Nabokov’s guiding purpose, as explained in the Foreward, was to “tear apart” Don Quixote, exposing it as a “cruel and crude old book” which had been softened by hundreds of years of appreciative scholarship.  Davenport explains:

For Don Quixote, as Nabokov knew with some pain and annoyance, is not the book people think it is. Far too many interpolated novelle […] impede the plotless plot. We all rewrite the book in our heads so that it is a picturesque succession of events: the appropriation of the barber’s basin as Mambrino’s helmet, the tilt at the windmills (which became the archetypal quintessence of the book), charging the sheep, and so on. Many people wholly innocent of the text can supply you with a plausible plot summary.

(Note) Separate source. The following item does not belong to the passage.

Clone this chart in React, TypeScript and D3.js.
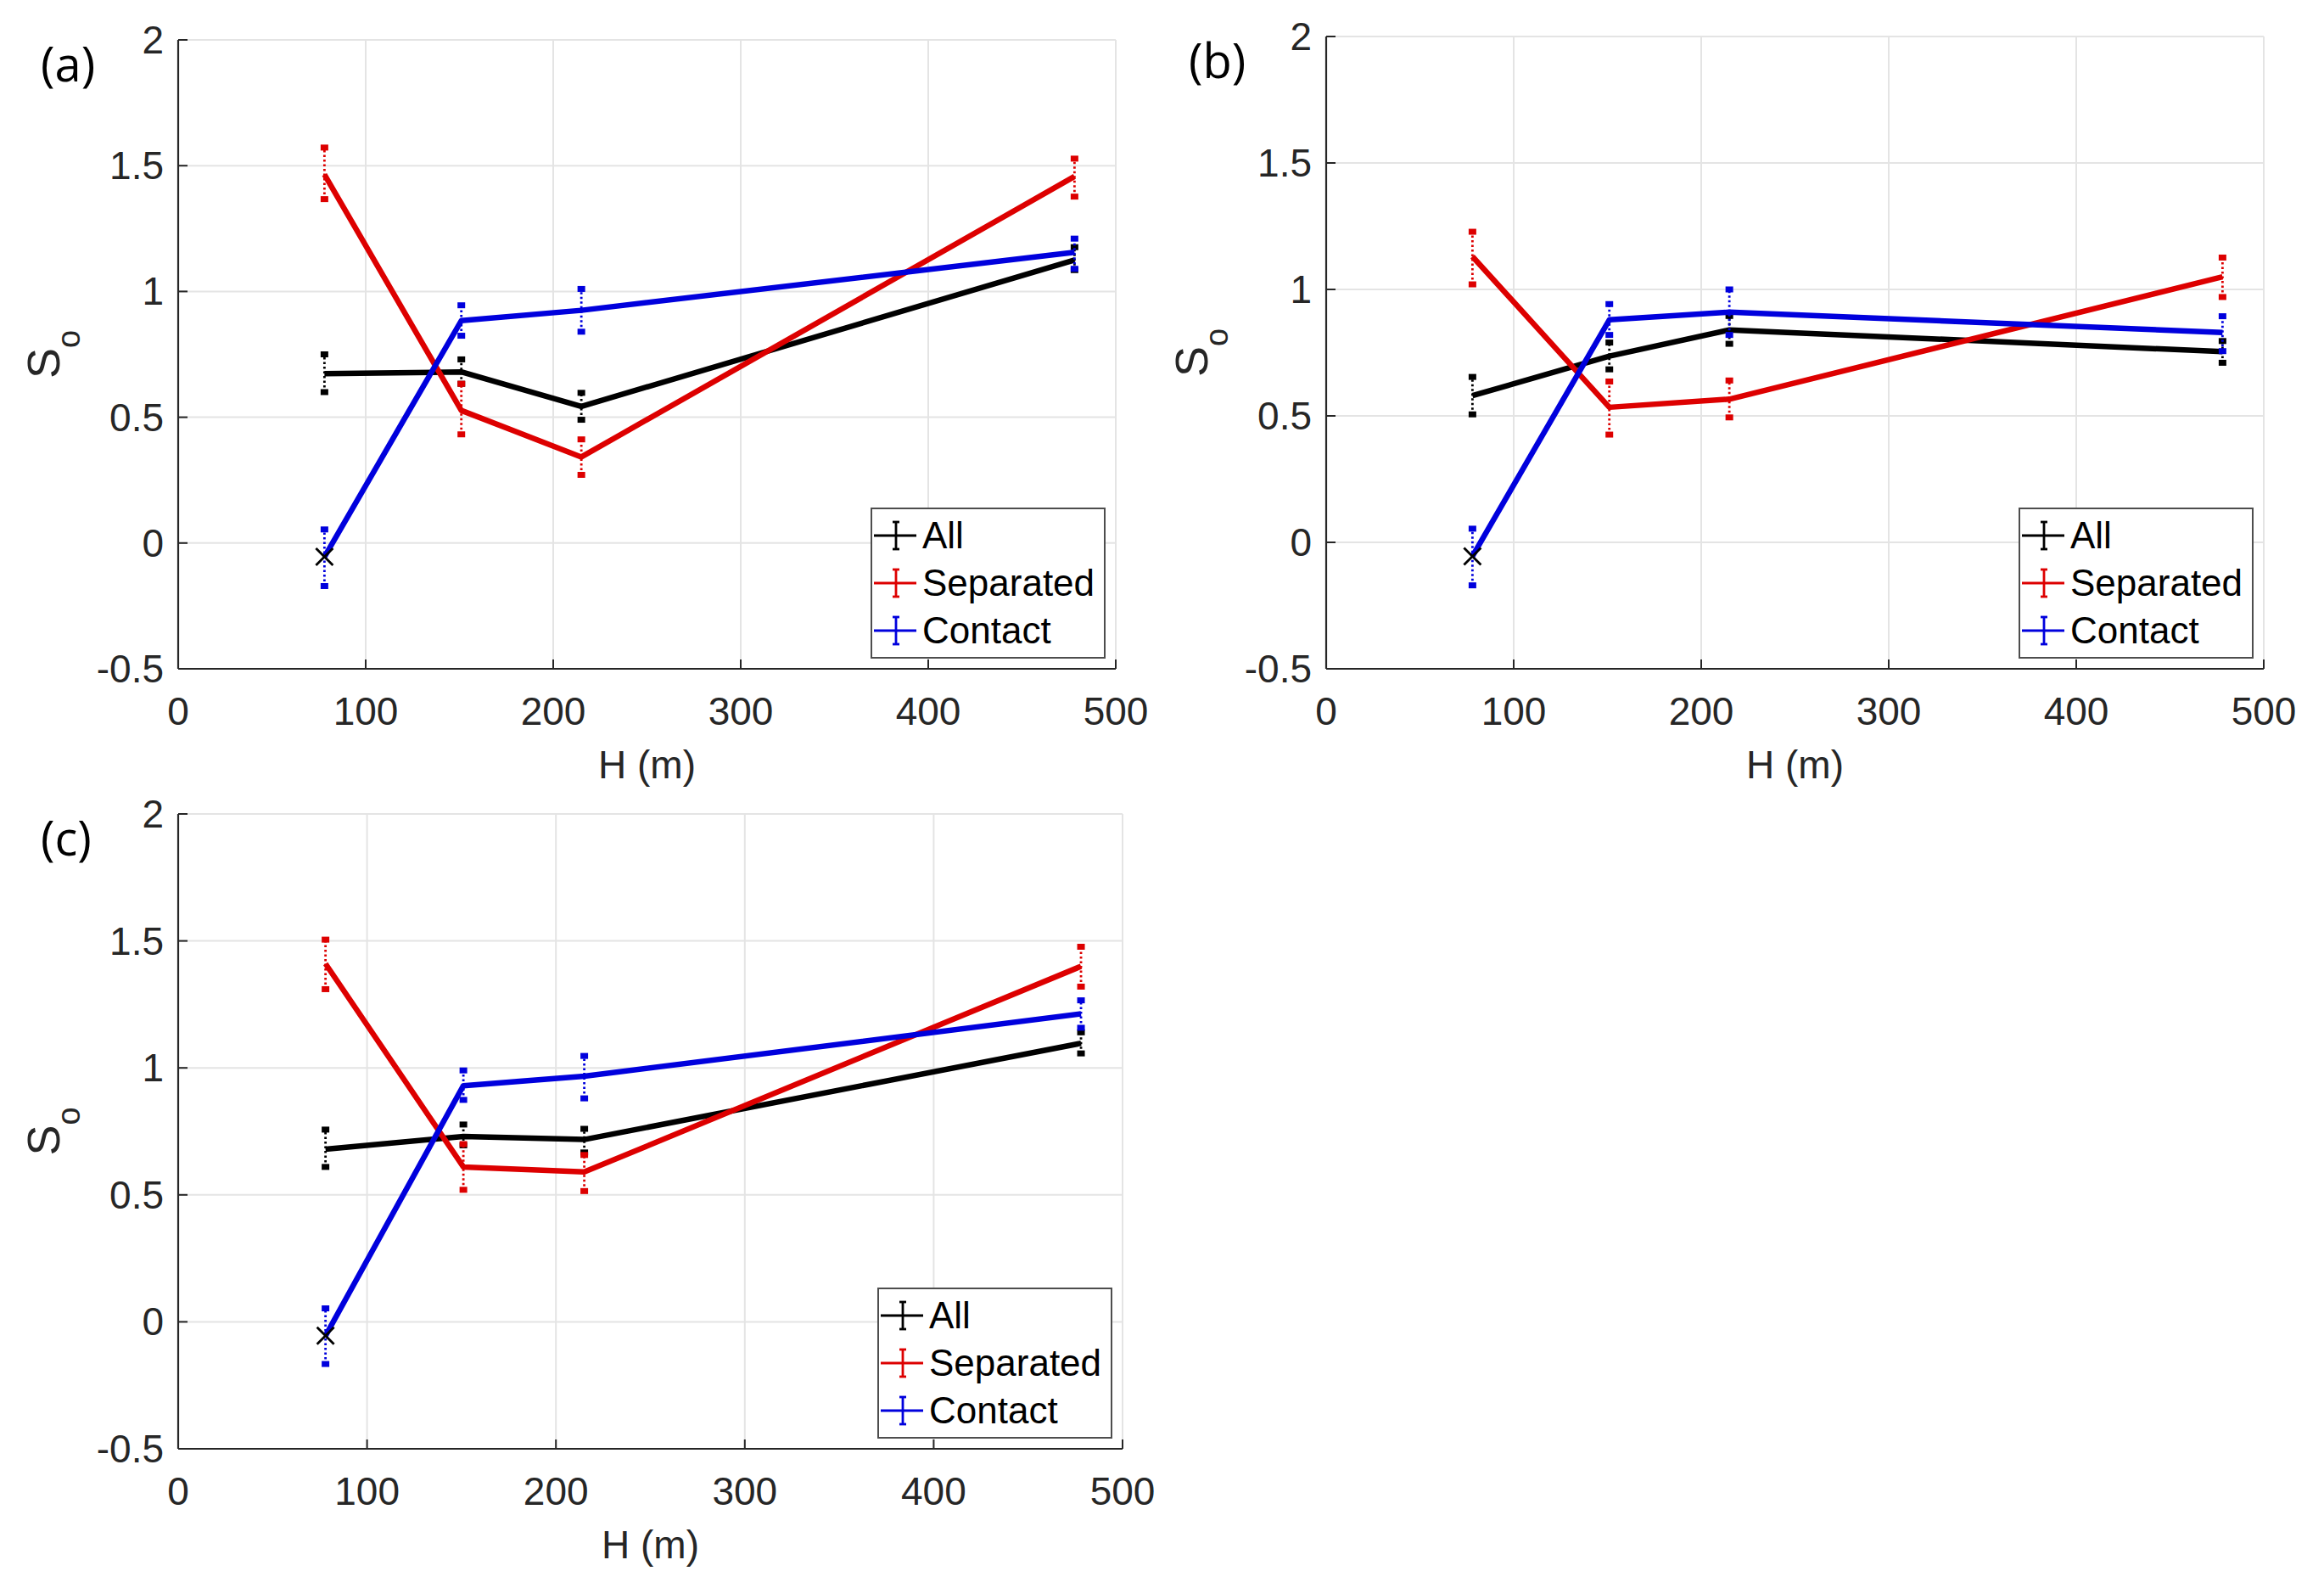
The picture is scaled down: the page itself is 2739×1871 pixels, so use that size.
import React from 'react';
import * as d3 from 'd3';

// building height (m)
const H = [78, 151, 215, 478];

// panel (a)
const allA = [0.673, 0.68, 0.543, 1.125];
const allALo = [0.6, 0.633, 0.49, 1.085];
const allAHi = [0.75, 0.73, 0.597, 1.176];
const sepA = [1.465, 0.527, 0.342, 1.457];
const sepALo = [1.367, 0.432, 0.271, 1.377];
const sepAHi = [1.572, 0.633, 0.412, 1.528];
const conA = [-0.055, 0.884, 0.925, 1.156];
const conALo = [-0.171, 0.824, 0.84, 1.09];
const conAHi = [0.054, 0.945, 1.01, 1.21];

// panel (b)
const allB = [0.58, 0.736, 0.84, 0.754];
const allBLo = [0.506, 0.684, 0.785, 0.71];
const allBHi = [0.654, 0.79, 0.895, 0.796];
const sepB = [1.13, 0.534, 0.566, 1.05];
const sepBLo = [1.02, 0.426, 0.494, 0.97];
const sepBHi = [1.228, 0.636, 0.64, 1.126];
const conB = [-0.055, 0.88, 0.91, 0.83];
const conBLo = [-0.17, 0.82, 0.82, 0.756];
const conBHi = [0.054, 0.942, 1.0, 0.894];

// panel (c)
const allC = [0.68, 0.73, 0.718, 1.097];
const allCLo = [0.61, 0.695, 0.667, 1.057];
const allCHi = [0.757, 0.777, 0.76, 1.14];
const sepC = [1.41, 0.61, 0.59, 1.4];
const sepCLo = [1.31, 0.52, 0.515, 1.32];
const sepCHi = [1.505, 0.7, 0.657, 1.477];
const conC = [-0.055, 0.93, 0.967, 1.213];
const conCLo = [-0.166, 0.874, 0.88, 1.158];
const conCHi = [0.053, 0.99, 1.047, 1.266];

const seriesNames = ['All', 'Separated', 'Contact'];
const seriesColors = ['#000000', '#dd0000', '#0000dd'];

const xTicks = [0, 100, 200, 300, 400, 500];
const yTicks = [-0.5, 0, 0.5, 1, 1.5, 2];
const yTickLabels = ['-0.5', '0', '0.5', '1', '1.5', '2'];

const FONT = '"Liberation Sans", Arial, Helvetica, sans-serif';
const AXIS = '#262626';
const GRID = '#e4e4e4';

type Series = { v: number[]; lo: number[]; hi: number[] };

interface PanelProps {
    left: number;
    top: number;
    width: number;
    height: number;
    label: string;
    series: Series[];
}

const Panel: React.FC<PanelProps> = ({ left, top, width, height, label, series }) => {
    const x = d3.scaleLinear().domain([0, 500]).range([left, left + width]);
    const y = d3.scaleLinear().domain([-0.5, 2]).range([top + height, top]);
    const bottom = top + height;
    const right = left + width;

    const line = d3.line<number>()
        .x((_, i) => x(H[i]))
        .y(d => y(d));

    // legend box
    const lw = 275, lh = 176;
    const lx = right - 13 - lw;
    const ly = bottom - 13 - lh;

    return (
        <g>
            {/* grid */}
            {xTicks.map(t => (
                <line key={'gx' + t} x1={x(t)} x2={x(t)} y1={top} y2={bottom} stroke={GRID} strokeWidth={2} />
            ))}
            {yTicks.map(t => (
                <line key={'gy' + t} x1={left} x2={right} y1={y(t)} y2={y(t)} stroke={GRID} strokeWidth={2} />
            ))}

            {/* axes */}
            <line x1={left} x2={left} y1={top} y2={bottom} stroke={AXIS} strokeWidth={2.2} />
            <line x1={left} x2={right} y1={bottom} y2={bottom} stroke={AXIS} strokeWidth={2.2} />
            {xTicks.map(t => (
                <g key={'tx' + t}>
                    <line x1={x(t)} x2={x(t)} y1={bottom} y2={bottom - 11} stroke={AXIS} strokeWidth={2} />
                    <text x={x(t)} y={bottom + 66} fontSize={46} fontFamily={FONT} fill={AXIS} textAnchor="middle">{t}</text>
                </g>
            ))}
            {yTicks.map((t, i) => (
                <g key={'ty' + t}>
                    <line x1={left} x2={left + 11} y1={y(t)} y2={y(t)} stroke={AXIS} strokeWidth={2} />
                    <text x={left - 17} y={y(t) + 16} fontSize={46} fontFamily={FONT} fill={AXIS} textAnchor="end">{yTickLabels[i]}</text>
                </g>
            ))}

            {/* axis labels */}
            <text x={(left + right) / 2} y={bottom + 129} fontSize={46} fontFamily={FONT} fill={AXIS} textAnchor="middle">H (m)</text>
            <text
                transform={`translate(${left - 140},${(top + bottom) / 2}) rotate(-90)`}
                fontSize={54} fontFamily={FONT} fill={AXIS} textAnchor="middle"
            >
                S<tspan fontSize={38} dy={24}>o</tspan>
            </text>

            {/* panel label */}
            <text x={left - 162} y={top + 49} fontSize={56} fontFamily='"Open Sans", "Noto Sans", sans-serif' fill="#000">{label}</text>

            {/* series with error bars */}
            {series.map((s, k) => (
                <g key={'s' + k}>
                    <path d={line(s.v) || ''} fill="none" stroke={seriesColors[k]} strokeWidth={6.5} strokeLinejoin="round" />
                    {s.v.map((_, i) => (
                        <g key={'e' + i}>
                            <line x1={x(H[i])} x2={x(H[i])} y1={y(s.lo[i])} y2={y(s.hi[i])}
                                stroke={seriesColors[k]} strokeWidth={2.8} strokeDasharray="2.5 3" />
                            <rect x={x(H[i]) - 4.5} y={y(s.lo[i]) - 3.5} width={9} height={7} fill={seriesColors[k]} />
                            <rect x={x(H[i]) - 4.5} y={y(s.hi[i]) - 3.5} width={9} height={7} fill={seriesColors[k]} />
                        </g>
                    ))}
                </g>
            ))}

            {/* black cross at first contact point */}
            <g stroke="#000" strokeWidth={2.8}>
                <line x1={x(H[0]) - 10} x2={x(H[0]) + 10} y1={y(series[2].v[0]) - 10} y2={y(series[2].v[0]) + 10} />
                <line x1={x(H[0]) - 10} x2={x(H[0]) + 10} y1={y(series[2].v[0]) + 10} y2={y(series[2].v[0]) - 10} />
            </g>

            {/* legend */}
            <rect x={lx} y={ly} width={lw} height={lh} fill="#fff" stroke="#4d4d4d" strokeWidth={2} />
            {seriesNames.map((name, k) => {
                const cy = ly + 32 + k * 56;
                return (
                    <g key={'l' + name}>
                        <line x1={lx + 3} x2={lx + 53} y1={cy} y2={cy} stroke={seriesColors[k]} strokeWidth={2.8} />
                        <line x1={lx + 29} x2={lx + 29} y1={cy - 16} y2={cy + 16} stroke={seriesColors[k]} strokeWidth={2.8} />
                        <line x1={lx + 25} x2={lx + 33} y1={cy - 16} y2={cy - 16} stroke={seriesColors[k]} strokeWidth={2.8} />
                        <line x1={lx + 25} x2={lx + 33} y1={cy + 16} y2={cy + 16} stroke={seriesColors[k]} strokeWidth={2.8} />
                        <text x={lx + 60} y={cy + 15} fontSize={44} fontFamily={FONT} fill="#000">{name}</text>
                    </g>
                );
            })}
        </g>
    );
};

export default function App() {
    const panelA: Series[] = [
        { v: allA, lo: allALo, hi: allAHi },
        { v: sepA, lo: sepALo, hi: sepAHi },
        { v: conA, lo: conALo, hi: conAHi },
    ];
    const panelB: Series[] = [
        { v: allB, lo: allBLo, hi: allBHi },
        { v: sepB, lo: sepBLo, hi: sepBHi },
        { v: conB, lo: conBLo, hi: conBHi },
    ];
    const panelC: Series[] = [
        { v: allC, lo: allCLo, hi: allCHi },
        { v: sepC, lo: sepCLo, hi: sepCHi },
        { v: conC, lo: conCLo, hi: conCHi },
    ];

    return (
        <svg width={2739} height={1871} style={{ position: 'absolute', left: 0, top: 0, background: '#fff' }}>
            <rect width={2739} height={1871} fill="#fff" />
            <Panel left={210} top={47} width={1105} height={741} label="(a)" series={panelA} />
            <Panel left={1563} top={43} width={1105} height={745} label="(b)" series={panelB} />
            <Panel left={210} top={959} width={1113} height={748} label="(c)" series={panelC} />
        </svg>
    );
}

Nabokov’s contrarian perception of the book is that it is in fact cruel, as the follies of Don Quixote and his squire “elicits cruel laughter,” as they are submitted to countless humiliations. This was to become the foundation of his lectures.

The Foreward to the Lectures also provides this helpful historical commentary: “The historical moment in which Don Quixote was written, the reign of Felipe II, that paranoid fanatic who style himself the Most Catholic King, is one we have silvered over with a moonlight of Romance.” It was a period in which the King’s spies were constantly on the lookout for anyone who did not appear to be a “Good Catholic.”

Also, in the history of Europe, Don Quixote was written at a crucial moment:

Europe was going through a time in which reality began to flip-flop. Hamlet teased Polonius with the ambiguous shapes of the clouds. Don Quixote’s abilities to fool himself are a focus of the age’s anxieties. Identity, for the first time in European history, became a matter of opinion or conviction.

In his lectures, Nabokov’s hoped to rescue Don Quixote from centuries of Enlightened residue, and expose the true nature of the text: “He wanted the book to be itself alone, to be a fairy tale, to be an imaginative construct independent of the myth ‘real life.'” In fact, it is Davenport’s opinion that Nabokov set out to expose Don Quixote as a fraud, but in his final opinion realized that it was not the text itself that was a fraud, but the “the book’s reputation and epidemic among its critics.”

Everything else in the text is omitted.